Beyond 'Busywork': The Deceptive Trap of Constant Activity Without Your Concrete Output

5/26/20251 min read

You're a woman of action. You juggle countless tasks, manage complex schedules, and keep multiple plates spinning with remarkable efficiency. Yet, at the end of the day, do you ever feel an unsettling disconnect? Like you've been constantly busy, but haven't actually moved your own needle forward? This is the deceptive trap of "busywork" – activity without tangible, personal output.

For an intellectual woman, this is a particular kind of torment. Your mind craves meaningful engagement, strategic progress, and the satisfaction of seeing your own ideas take form.

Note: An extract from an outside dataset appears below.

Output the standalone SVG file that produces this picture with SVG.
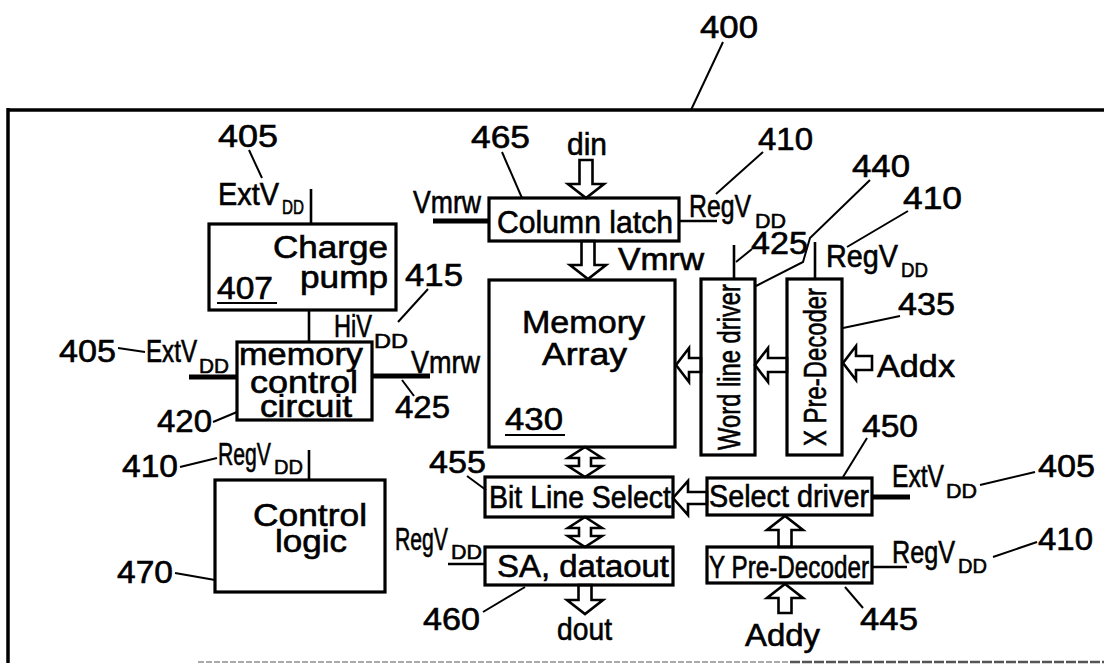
<svg xmlns="http://www.w3.org/2000/svg" width="1104" height="664" viewBox="0 0 1104 664">
<style>
text{font-family:"Liberation Sans",Arial,Helvetica,sans-serif;fill:#000;stroke:#000;stroke-width:0.6}
.n{font-size:31px}
.s{font-size:21px}
.box{fill:none;stroke:#000;stroke-width:3.2}
.w{stroke:#000;stroke-width:2.6;fill:none}
.tw{stroke:#000;stroke-width:5;fill:none}
.ld{stroke:#000;stroke-width:2;fill:none}
.arr{fill:#fff;stroke:#000;stroke-width:2.6;stroke-linejoin:miter}
.ul{stroke:#000;stroke-width:2.2}
</style>
<rect width="1104" height="664" fill="#fff"/>
<g id="frame">
<line x1="8" y1="110" x2="1104" y2="110" stroke="#000" stroke-width="3.5"/>
<line x1="8" y1="108" x2="8" y2="663" stroke="#000" stroke-width="3.5"/>
<line x1="198" y1="662" x2="790" y2="662" stroke="#aaa" stroke-width="2" stroke-dasharray="6 2"/>
<line x1="790" y1="662" x2="1104" y2="662" stroke="#555" stroke-width="2.5" stroke-dasharray="10 2"/>
<text class="n" x="700" y="38" textLength="58" lengthAdjust="spacingAndGlyphs">400</text>
</g>
<g id="connectors">
<line class="w" x1="311" y1="189" x2="311" y2="224"/>
<line class="w" x1="309" y1="310" x2="309" y2="342" stroke-width="3.4"/>
<line class="tw" x1="189" y1="377" x2="237" y2="377"/>
<line class="tw" x1="372" y1="376" x2="430" y2="376"/>
<line class="tw" x1="433" y1="221" x2="489" y2="221"/>
<line class="w" x1="679" y1="221" x2="717" y2="221"/>
<line class="w" x1="734" y1="245" x2="734" y2="279" stroke-width="3"/>
<line class="w" x1="815" y1="242" x2="815" y2="279" stroke-width="3"/>
<line class="w" x1="309" y1="450" x2="309" y2="480"/>
<line class="w" x1="448" y1="564" x2="485" y2="564"/>
<line class="tw" x1="872" y1="497" x2="910" y2="497"/>
<line class="w" x1="872" y1="567" x2="907" y2="567"/>
<path class="arr" d="M579.5,160 L592.5,160 L592.5,184 L604,184 L586,198 L568,184 L579.5,184 Z"/>
<path class="arr" d="M581.5,241 L594.5,241 L594.5,265 L606,265 L588,279 L570,265 L581.5,265 Z"/>
<path class="arr" d="M578.5,585 L591.5,585 L591.5,600 L603,600 L585,614 L567,600 L578.5,600 Z"/>
<path class="arr" d="M778.5,547 L791.5,547 L791.5,530 L803,530 L785,516 L767,530 L778.5,530 Z"/>
<path class="arr" d="M778.5,613 L791.5,613 L791.5,598 L803,598 L785,584 L767,598 L778.5,598 Z"/>
<path class="arr" d="M585,447 L602,458 L591,458 L591,466 L602,466 L585,477 L568,466 L579,466 L579,458 L568,458 Z"/>
<path class="arr" d="M585,517 L602,528 L591,528 L591,536 L602,536 L585,547 L568,536 L579,536 L579,528 L568,528 Z"/>
<path class="arr" d="M701,358 L689,358 L689,348 L676,365 L689,382 L689,372 L701,372 Z"/>
<path class="arr" d="M787,358 L768,358 L768,348 L755,365 L768,382 L768,372 L787,372 Z"/>
<path class="arr" d="M872,356 L856,356 L856,346 L843,363 L856,380 L856,370 L872,370 Z"/>
<path class="arr" d="M707,492 L688,492 L688,481 L673,498 L688,515 L688,504 L707,504 Z"/>
<line class="ld" x1="723" y1="42" x2="691" y2="110"/>
<line class="ld" x1="249" y1="150" x2="262" y2="178"/>
<line class="ld" x1="502" y1="152" x2="522" y2="198"/>
<line class="ld" x1="763" y1="152" x2="716" y2="194"/>
<polyline class="ld" points="870,180 810,238 803,262 756,286"/>
<line class="ld" x1="908" y1="211" x2="847" y2="247"/>
<line class="ld" x1="752" y1="249" x2="736" y2="262"/>
<line class="ld" x1="900" y1="316" x2="843" y2="328"/>
<line class="ld" x1="428" y1="289" x2="398" y2="322"/>
<line class="ld" x1="118" y1="348" x2="145" y2="352"/>
<line class="ld" x1="402" y1="380" x2="414" y2="396"/>
<line class="ld" x1="213" y1="422" x2="237" y2="412"/>
<line class="ld" x1="180" y1="467" x2="217" y2="458"/>
<line class="ld" x1="175" y1="573" x2="215" y2="580"/>
<line class="ld" x1="467" y1="476" x2="486" y2="490"/>
<line class="ld" x1="867" y1="438" x2="843" y2="477"/>
<line class="ld" x1="980" y1="485" x2="1035" y2="472"/>
<line class="ld" x1="993" y1="557" x2="1037" y2="542"/>
<line class="ld" x1="483" y1="612" x2="525" y2="587"/>
<line class="ld" x1="845" y1="587" x2="863" y2="608"/>
</g>
<g id="labels">
<text class="n" x="218" y="147" textLength="60" lengthAdjust="spacingAndGlyphs">405</text>
<text class="n" x="218" y="205" textLength="61" lengthAdjust="spacingAndGlyphs">ExtV</text>
<text class="s" x="282" y="214" textLength="22" lengthAdjust="spacingAndGlyphs">DD</text>
<text class="n" x="471" y="148" textLength="59" lengthAdjust="spacingAndGlyphs">465</text>
<text class="n" x="567" y="155" textLength="40" lengthAdjust="spacingAndGlyphs">din</text>
<text class="n" x="758" y="150" textLength="55" lengthAdjust="spacingAndGlyphs">410</text>
<text class="n" x="852" y="177" textLength="58" lengthAdjust="spacingAndGlyphs">440</text>
<text class="n" x="903" y="209" textLength="59" lengthAdjust="spacingAndGlyphs">410</text>
<text class="n" x="413" y="213" textLength="68" lengthAdjust="spacingAndGlyphs">Vmrw</text>
<text class="n" x="689" y="217" textLength="62" lengthAdjust="spacingAndGlyphs">RegV</text>
<text class="s" x="755" y="228" textLength="31" lengthAdjust="spacingAndGlyphs">DD</text>
<text class="n" x="751" y="254" textLength="57" lengthAdjust="spacingAndGlyphs">425</text>
<text class="n" x="618" y="270" textLength="86" lengthAdjust="spacingAndGlyphs">Vmrw</text>
<text class="n" x="826" y="267" textLength="72" lengthAdjust="spacingAndGlyphs">RegV</text>
<text class="s" x="901" y="277" textLength="27" lengthAdjust="spacingAndGlyphs">DD</text>
<text class="n" x="405" y="286" textLength="58" lengthAdjust="spacingAndGlyphs">415</text>
<text class="n" x="334" y="337" textLength="38" lengthAdjust="spacingAndGlyphs">HiV</text>
<text class="s" x="374" y="348" textLength="34" lengthAdjust="spacingAndGlyphs">DD</text>
<text class="n" x="898" y="315" textLength="57" lengthAdjust="spacingAndGlyphs">435</text>
<text class="n" x="59" y="362" textLength="57" lengthAdjust="spacingAndGlyphs">405</text>
<text class="n" x="146" y="362" textLength="51" lengthAdjust="spacingAndGlyphs">ExtV</text>
<text class="s" x="199" y="373" textLength="30" lengthAdjust="spacingAndGlyphs">DD</text>
<text class="n" x="411" y="373" textLength="69" lengthAdjust="spacingAndGlyphs">Vmrw</text>
<text class="n" x="395" y="418" textLength="55" lengthAdjust="spacingAndGlyphs">425</text>
<text class="n" x="157" y="432" textLength="55" lengthAdjust="spacingAndGlyphs">420</text>
<text class="n" x="877" y="377" textLength="78" lengthAdjust="spacingAndGlyphs">Addx</text>
<text class="n" x="122" y="477" textLength="56" lengthAdjust="spacingAndGlyphs">410</text>
<text class="n" x="218" y="465" textLength="53" lengthAdjust="spacingAndGlyphs">RegV</text>
<text class="s" x="274" y="474" textLength="29" lengthAdjust="spacingAndGlyphs">DD</text>
<text class="n" x="117" y="583" textLength="56" lengthAdjust="spacingAndGlyphs">470</text>
<text class="n" x="429" y="473" textLength="57" lengthAdjust="spacingAndGlyphs">455</text>
<text class="n" x="862" y="437" textLength="56" lengthAdjust="spacingAndGlyphs">450</text>
<text class="n" x="892" y="487" textLength="52" lengthAdjust="spacingAndGlyphs">ExtV</text>
<text class="s" x="946" y="498" textLength="31" lengthAdjust="spacingAndGlyphs">DD</text>
<text class="n" x="1038" y="477" textLength="57" lengthAdjust="spacingAndGlyphs">405</text>
<text class="n" x="395" y="550" textLength="53" lengthAdjust="spacingAndGlyphs">RegV</text>
<text class="s" x="451" y="559" textLength="31" lengthAdjust="spacingAndGlyphs">DD</text>
<text class="n" x="892" y="563" textLength="63" lengthAdjust="spacingAndGlyphs">RegV</text>
<text class="s" x="958" y="573" textLength="29" lengthAdjust="spacingAndGlyphs">DD</text>
<text class="n" x="1038" y="550" textLength="55" lengthAdjust="spacingAndGlyphs">410</text>
<text class="n" x="423" y="630" textLength="57" lengthAdjust="spacingAndGlyphs">460</text>
<text class="n" x="557" y="640" textLength="55" lengthAdjust="spacingAndGlyphs">dout</text>
<text class="n" x="860" y="630" textLength="58" lengthAdjust="spacingAndGlyphs">445</text>
<text class="n" x="745" y="646" textLength="75" lengthAdjust="spacingAndGlyphs">Addy</text>
</g>
<g id="charge-pump">
<rect class="box" x="209" y="224" width="187" height="86"/>
<text class="n" x="273" y="258" textLength="115" lengthAdjust="spacingAndGlyphs">Charge</text>
<text class="n" x="300" y="288" textLength="88" lengthAdjust="spacingAndGlyphs">pump</text>
<text class="n" x="217" y="299" textLength="56" lengthAdjust="spacingAndGlyphs">407</text>
<line class="ul" x1="217" y1="303" x2="277" y2="303"/>
</g>
<g id="memory-control">
<rect class="box" x="237" y="342" width="135" height="78"/>
<text class="n" x="239" y="365" textLength="124" lengthAdjust="spacingAndGlyphs">memory</text>
<text class="n" x="250" y="393" textLength="108" lengthAdjust="spacingAndGlyphs">control</text>
<text class="n" x="260" y="417" textLength="92" lengthAdjust="spacingAndGlyphs">circuit</text>
</g>
<g id="control-logic">
<rect class="box" x="215" y="480" width="170" height="112"/>
<text class="n" x="253" y="526" textLength="114" lengthAdjust="spacingAndGlyphs">Control</text>
<text class="n" x="275" y="552" textLength="72" lengthAdjust="spacingAndGlyphs">logic</text>
</g>
<g id="column-latch">
<rect class="box" x="489" y="198" width="190" height="43"/>
<text class="n" x="497" y="233" textLength="176" lengthAdjust="spacingAndGlyphs">Column latch</text>
</g>
<g id="memory-array">
<rect class="box" x="489" y="280" width="186" height="167"/>
<text class="n" x="522" y="333" textLength="123" lengthAdjust="spacingAndGlyphs">Memory</text>
<text class="n" x="542" y="365" textLength="85" lengthAdjust="spacingAndGlyphs">Array</text>
<text class="n" x="505" y="430" textLength="58" lengthAdjust="spacingAndGlyphs">430</text>
<line class="ul" x1="505" y1="435" x2="565" y2="435"/>
</g>
<g id="word-line-driver">
<rect class="box" x="701" y="279" width="54" height="176"/>
<text class="n" transform="translate(740,367) rotate(-90)" text-anchor="middle" textLength="166" lengthAdjust="spacingAndGlyphs">Word line driver</text>
</g>
<g id="x-pre-decoder">
<rect class="box" x="787" y="279" width="55" height="176"/>
<text class="n" transform="translate(826,367) rotate(-90)" text-anchor="middle" textLength="158" lengthAdjust="spacingAndGlyphs">X Pre-Decoder</text>
</g>
<g id="bit-line-select">
<rect class="box" x="485" y="477" width="188" height="40"/>
<text class="n" x="489" y="508" textLength="182" lengthAdjust="spacingAndGlyphs">Bit Line Select</text>
</g>
<g id="sa-dataout">
<rect class="box" x="485" y="547" width="188" height="38"/>
<text class="n" x="497" y="577" textLength="172" lengthAdjust="spacingAndGlyphs">SA, dataout</text>
</g>
<g id="select-driver">
<rect class="box" x="707" y="478" width="165" height="37"/>
<text class="n" x="709" y="507" textLength="160" lengthAdjust="spacingAndGlyphs">Select driver</text>
</g>
<g id="y-pre-decoder">
<rect class="box" x="707" y="547" width="165" height="36"/>
<text class="n" x="709" y="578" textLength="160" lengthAdjust="spacingAndGlyphs">Y Pre-Decoder</text>
</g>
</svg>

But the demands of home life often pull you into a vortex of essential, yet non-progressive, tasks: laundry, meal prep, managing appointments, endless tidying. You're expending immense energy, but it rarely translates into the mental stimulation or measurable results you crave for yourself.

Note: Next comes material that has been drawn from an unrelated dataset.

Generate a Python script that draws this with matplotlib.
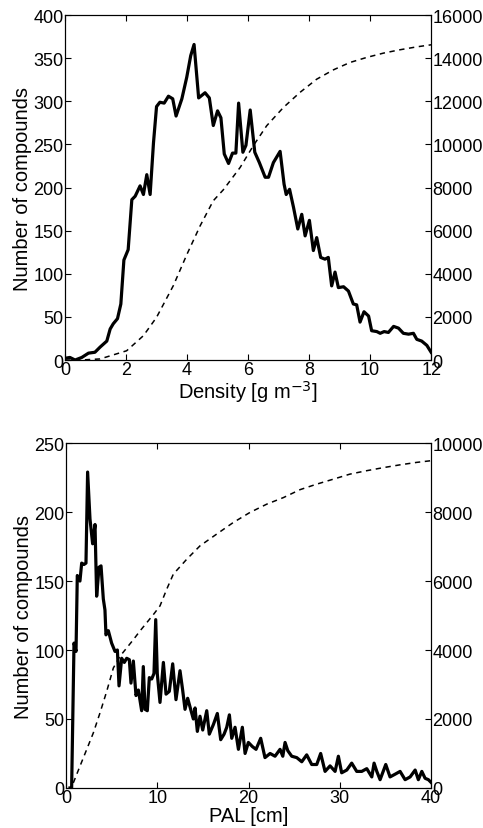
import matplotlib
matplotlib.use("Agg")
import matplotlib.pyplot as plt

plt.rcParams["font.family"] = ["Liberation Sans", "DejaVu Sans"]
plt.rcParams["font.size"] = 13

# --- top panel: density histogram (counts per bin) and cumulative count
dens_x = [0, 0.16, 0.33, 0.55, 0.77, 0.98, 1.15, 1.37, 1.48, 1.58, 1.72, 1.83, 1.93,
          2.07, 2.19, 2.3, 2.46, 2.57, 2.68, 2.79, 2.9, 3.0, 3.11, 3.25, 3.39, 3.53,
          3.64, 3.83, 3.99, 4.12, 4.23, 4.38, 4.59, 4.73, 4.86, 5.0, 5.11, 5.22, 5.36,
          5.49, 5.6, 5.69, 5.83, 5.93, 6.07, 6.22, 6.37, 6.56, 6.67, 6.83, 7.05, 7.18,
          7.25, 7.36, 7.49, 7.63, 7.76, 7.87, 8.01, 8.14, 8.25, 8.38, 8.52, 8.63, 8.74,
          8.85, 8.96, 9.13, 9.29, 9.45, 9.56, 9.67, 9.8, 9.95, 10.05, 10.22, 10.33,
          10.46, 10.6, 10.77, 10.93, 11.09, 11.26, 11.42, 11.53, 11.69, 11.86, 12.0]
dens_n = [2, 3, 0, 3, 8, 9, 15, 22, 36, 42, 48, 65, 116,
          128, 186, 190, 202, 192, 215, 192, 252, 294, 299, 298, 306, 303,
          283, 303, 328, 353, 366, 304, 310, 304, 272, 289, 281, 239, 228,
          240, 240, 298, 241, 249, 290, 241, 229, 212, 212, 229, 242, 204,
          192, 198, 177, 152, 169, 144, 162, 127, 142, 119, 117, 119, 86,
          102, 84, 85, 80, 65, 64, 44, 56, 51, 34, 33, 31,
          33, 32, 39, 37, 31, 30, 31, 24, 22, 17, 9]
dens_cx = [0, 0.5, 1.15, 2.02, 2.57, 3.0, 3.55, 4.0, 4.43, 4.86, 5.19, 5.74, 6.17,
           6.61, 7.16, 7.7, 8.25, 8.8, 9.34, 9.89, 10.44, 10.98, 11.53, 12.0]
dens_cum = [0, 0, 50, 430, 1130, 1980, 3450, 4915, 6230, 7390, 7900, 8935, 9940,
            10870, 11720, 12415, 13030, 13465, 13805, 14040, 14240, 14395, 14530, 14625]

# --- bottom panel: PAL histogram and cumulative count
pal_x = [0.44, 0.62, 0.88, 1.1, 1.24, 1.53, 1.72, 1.97, 2.19, 2.37, 2.63, 2.92, 3.18,
         3.36, 3.62, 3.84, 4.09, 4.27, 4.38, 4.64, 5.0, 5.37, 5.63, 5.81, 6.1, 6.39,
         6.65, 6.94, 7.12, 7.38, 7.67, 7.93, 8.29, 8.47, 8.66, 8.91, 9.13, 9.39, 9.64,
         9.83, 10.0, 10.3, 10.67, 10.96, 11.32, 11.69, 12.05, 12.49, 12.78, 13.04,
         13.33, 13.66, 13.95, 14.14, 14.39, 14.68, 14.98, 15.42, 15.7, 16.15, 16.58,
         16.95, 17.32, 17.61, 17.9, 18.16, 18.52, 18.89, 19.32, 19.62, 19.98, 20.42,
         20.82, 21.33, 21.8, 22.36, 22.9, 23.45, 23.75, 24.0, 24.3, 24.73, 25.28,
         25.83, 26.37, 26.92, 27.47, 27.9, 28.38, 28.93, 29.48, 29.84, 30.2, 30.76,
         31.3, 31.85, 32.4, 32.95, 33.5, 33.75, 34.05, 34.41, 35.03, 35.5, 36.06,
         36.6, 37.15, 37.7, 38.25, 38.6, 38.98, 39.34, 39.7, 40.0]
pal_n = [0, 0, 105, 99, 154, 150, 163, 162, 163, 229, 195, 177, 191,
         139, 160, 161, 137, 129, 111, 114, 105, 99, 100, 74, 94, 91,
         94, 93, 76, 92, 67, 71, 56, 88, 57, 56, 80, 79, 83,
         122, 83, 62, 91, 68, 70, 90, 64, 85, 71, 57,
         65, 57, 50, 58, 41, 52, 42, 56, 39, 46, 54,
         35, 39, 44, 53, 36, 44, 28, 44, 25, 33, 30,
         28, 36, 22, 25, 23, 28, 23, 33, 27, 23, 22,
         19, 24, 17, 17, 25, 12, 16, 12, 23, 11, 13,
         18, 12, 12, 14, 8, 18, 12, 6, 17, 8, 10,
         12, 6, 8, 13, 6, 12, 7, 6, 4]
pal_cx = [0.8, 1.53, 2.26, 3.0, 3.73, 4.46, 5.19, 5.92, 6.65, 7.38, 8.1, 8.84, 9.64,
          10.3, 11.03, 11.76, 13.22, 14.68, 16.5, 18.34, 20.16, 22.0, 23.82, 25.64,
          27.47, 29.3, 31.1, 32.95, 34.8, 36.6, 38.4, 40.0]
pal_cum = [145, 630, 1110, 1600, 2180, 2800, 3480, 3820, 4060, 4300, 4550, 4790, 5050,
           5280, 5760, 6200, 6630, 7020, 7360, 7700, 7990, 8230, 8420, 8650,
           8810, 8955, 9100, 9200, 9290, 9370, 9440, 9490]

fig = plt.figure(figsize=(4.83, 8.29), dpi=100)


def panel(rect, x, n, cx, cum, xlim, ylim, y2lim, xticks, yticks, y2ticks, xlabel):
    ax = fig.add_axes(rect)
    ax.plot(x, n, color="black", lw=2.3)
    ax.set_xlim(*xlim)
    ax.set_ylim(*ylim)
    ax.set_xticks(xticks)
    ax.set_yticks(yticks)
    ax.tick_params(direction="in", length=4, width=0.8, top=True, right=False, pad=1)
    ax.set_xlabel(xlabel, fontsize=14.5, labelpad=0)
    ax.set_ylabel("Number of compounds", fontsize=14.5, labelpad=1)
    ax2 = ax.twinx()
    ax2.plot(cx, cum, color="black", lw=1.1, ls=(0, (3.5, 3)))
    ax2.set_ylim(*y2lim)
    ax2.set_yticks(y2ticks)
    ax2.tick_params(direction="in", length=4, width=0.8, pad=1)
    return ax, ax2


panel([0.1346, 0.5645, 0.758, 0.416], dens_x, dens_n, dens_cx, dens_cum,
      (0, 12), (0, 400), (0, 16000), range(0, 13, 2), range(0, 401, 50),
      range(0, 16001, 2000), "Density [g m$^{-3}$]")
panel([0.1366, 0.0483, 0.756, 0.416], pal_x, pal_n, pal_cx, pal_cum,
      (0, 40), (0, 250), (0, 10000), range(0, 41, 10), range(0, 251, 50),
      range(0, 10001, 2000), "PAL [cm]")

fig.savefig("out.png", dpi=100)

This illusion of productivity is costly. It leaves you feeling exhausted but unfulfilled. Your innovative thinking is diluted by constant fragmentation. The valuable insights you generate go uncaptured, unrecorded, untransformed into assets. You're like an engine running at full throttle, but disconnected from the wheels of your own advancement. This constant, unmeasured effort prevents you from experiencing the deep satisfaction of creating something distinct and valuable for your future.

The true problem isn't the tasks themselves, but the lack of containers and discipline around your personal output. Without intentionally carved-out spaces for focused work, your efforts scatter. Your creative energy dissipates. Your intellectual gifts remain largely latent, a wellspring of potential that isn't being tapped for your own personal growth or economic stimulation.

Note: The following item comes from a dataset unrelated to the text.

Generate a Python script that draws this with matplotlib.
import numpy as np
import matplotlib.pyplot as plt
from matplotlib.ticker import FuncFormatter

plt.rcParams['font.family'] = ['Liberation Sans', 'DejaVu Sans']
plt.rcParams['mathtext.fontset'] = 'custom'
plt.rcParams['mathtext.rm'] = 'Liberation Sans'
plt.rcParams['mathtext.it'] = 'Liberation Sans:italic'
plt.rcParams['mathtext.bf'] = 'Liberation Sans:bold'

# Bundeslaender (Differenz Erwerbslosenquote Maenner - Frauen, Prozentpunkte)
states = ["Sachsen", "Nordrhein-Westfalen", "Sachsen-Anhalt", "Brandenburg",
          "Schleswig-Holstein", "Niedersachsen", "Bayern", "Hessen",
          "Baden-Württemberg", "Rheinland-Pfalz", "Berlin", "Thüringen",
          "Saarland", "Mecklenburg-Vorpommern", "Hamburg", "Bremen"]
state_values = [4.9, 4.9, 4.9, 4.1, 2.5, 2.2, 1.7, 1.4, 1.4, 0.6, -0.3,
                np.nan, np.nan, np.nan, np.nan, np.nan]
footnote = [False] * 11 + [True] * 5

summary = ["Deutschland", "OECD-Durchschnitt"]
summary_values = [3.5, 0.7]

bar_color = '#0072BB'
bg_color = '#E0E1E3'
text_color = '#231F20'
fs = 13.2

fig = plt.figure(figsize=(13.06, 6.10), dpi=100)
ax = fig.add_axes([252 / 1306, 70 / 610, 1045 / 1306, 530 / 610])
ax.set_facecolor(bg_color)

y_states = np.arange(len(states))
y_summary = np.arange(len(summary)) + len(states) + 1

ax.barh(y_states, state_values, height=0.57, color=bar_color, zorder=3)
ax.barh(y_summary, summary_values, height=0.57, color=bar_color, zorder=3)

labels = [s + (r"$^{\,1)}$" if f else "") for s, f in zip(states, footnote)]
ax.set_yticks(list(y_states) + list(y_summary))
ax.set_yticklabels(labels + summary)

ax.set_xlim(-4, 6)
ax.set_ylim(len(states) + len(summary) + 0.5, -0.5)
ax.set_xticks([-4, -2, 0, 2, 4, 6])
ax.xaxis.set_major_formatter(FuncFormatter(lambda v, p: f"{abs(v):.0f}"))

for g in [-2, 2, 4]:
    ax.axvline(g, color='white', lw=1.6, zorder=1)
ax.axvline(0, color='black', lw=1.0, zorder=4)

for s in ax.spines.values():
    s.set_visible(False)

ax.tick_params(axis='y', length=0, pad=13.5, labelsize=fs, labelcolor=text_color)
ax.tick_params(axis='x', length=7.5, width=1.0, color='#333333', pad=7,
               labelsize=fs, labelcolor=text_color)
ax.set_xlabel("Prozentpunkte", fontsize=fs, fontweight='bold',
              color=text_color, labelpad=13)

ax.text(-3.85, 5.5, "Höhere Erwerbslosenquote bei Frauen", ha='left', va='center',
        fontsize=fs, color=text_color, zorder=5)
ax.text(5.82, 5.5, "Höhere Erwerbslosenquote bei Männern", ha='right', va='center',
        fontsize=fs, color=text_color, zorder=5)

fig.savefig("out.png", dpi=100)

It's time to stop confusing constant motion with true progress for your life. You need to redefine what productivity means for you. This means cultivating the discipline to step away from the relentless tide of urgent demands and deliberately dedicate time to your own concrete output. It's about harnessing your inherent capacity for order and applying it to your personal blueprint. Only then can you move beyond the frustrating cycle of busywork and begin to experience the flow, fun, and freedom that comes from building your tangible legacy.